To be done:
Lines containing "this" are to be counted. Give the number and nothing more.

Dataset content:

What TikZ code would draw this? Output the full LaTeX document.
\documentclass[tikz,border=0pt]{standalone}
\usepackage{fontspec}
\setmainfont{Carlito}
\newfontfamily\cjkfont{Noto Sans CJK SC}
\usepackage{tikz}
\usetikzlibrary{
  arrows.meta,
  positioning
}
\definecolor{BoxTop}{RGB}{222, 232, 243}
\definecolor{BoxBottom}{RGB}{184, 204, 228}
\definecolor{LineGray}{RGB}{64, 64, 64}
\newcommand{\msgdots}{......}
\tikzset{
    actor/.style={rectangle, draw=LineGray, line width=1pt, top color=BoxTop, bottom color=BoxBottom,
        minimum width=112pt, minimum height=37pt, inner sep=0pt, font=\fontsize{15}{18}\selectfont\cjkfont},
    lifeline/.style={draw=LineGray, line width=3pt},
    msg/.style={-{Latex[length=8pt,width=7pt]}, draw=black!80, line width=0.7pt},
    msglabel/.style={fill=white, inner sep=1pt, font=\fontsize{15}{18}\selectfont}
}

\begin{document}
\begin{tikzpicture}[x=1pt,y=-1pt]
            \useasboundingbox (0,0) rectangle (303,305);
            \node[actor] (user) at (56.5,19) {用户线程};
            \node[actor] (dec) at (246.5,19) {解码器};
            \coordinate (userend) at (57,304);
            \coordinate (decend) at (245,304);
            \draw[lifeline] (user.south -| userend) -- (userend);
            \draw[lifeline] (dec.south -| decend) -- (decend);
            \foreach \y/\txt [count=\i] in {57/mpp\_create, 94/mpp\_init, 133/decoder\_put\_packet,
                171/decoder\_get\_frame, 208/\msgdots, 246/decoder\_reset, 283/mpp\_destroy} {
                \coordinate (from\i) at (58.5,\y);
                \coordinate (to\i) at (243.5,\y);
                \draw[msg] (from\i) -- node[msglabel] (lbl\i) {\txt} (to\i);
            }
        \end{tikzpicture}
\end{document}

==

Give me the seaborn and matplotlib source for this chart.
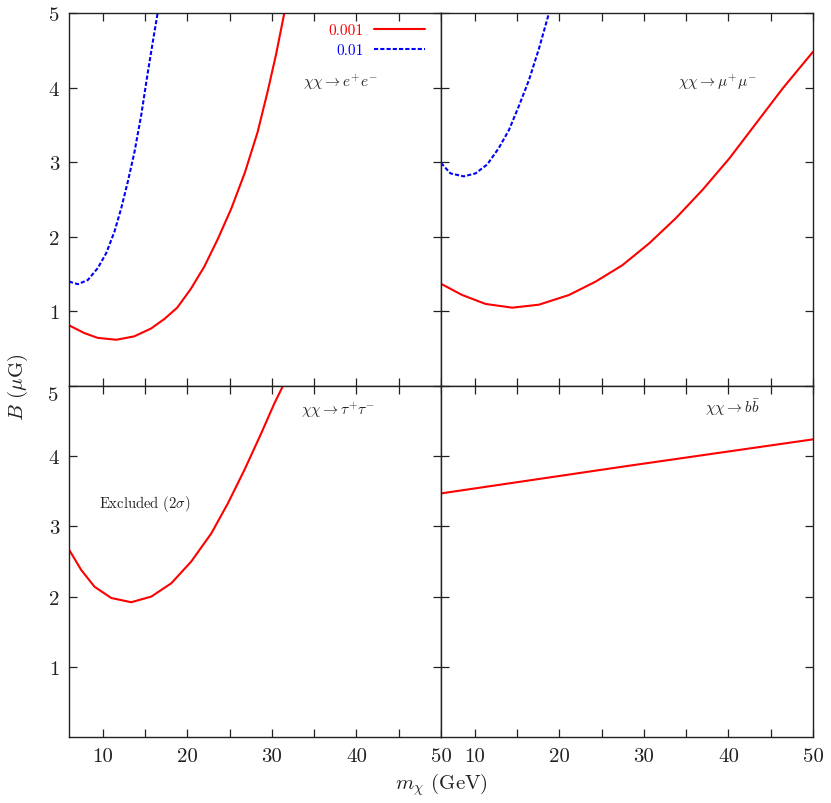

Answer to the task:
2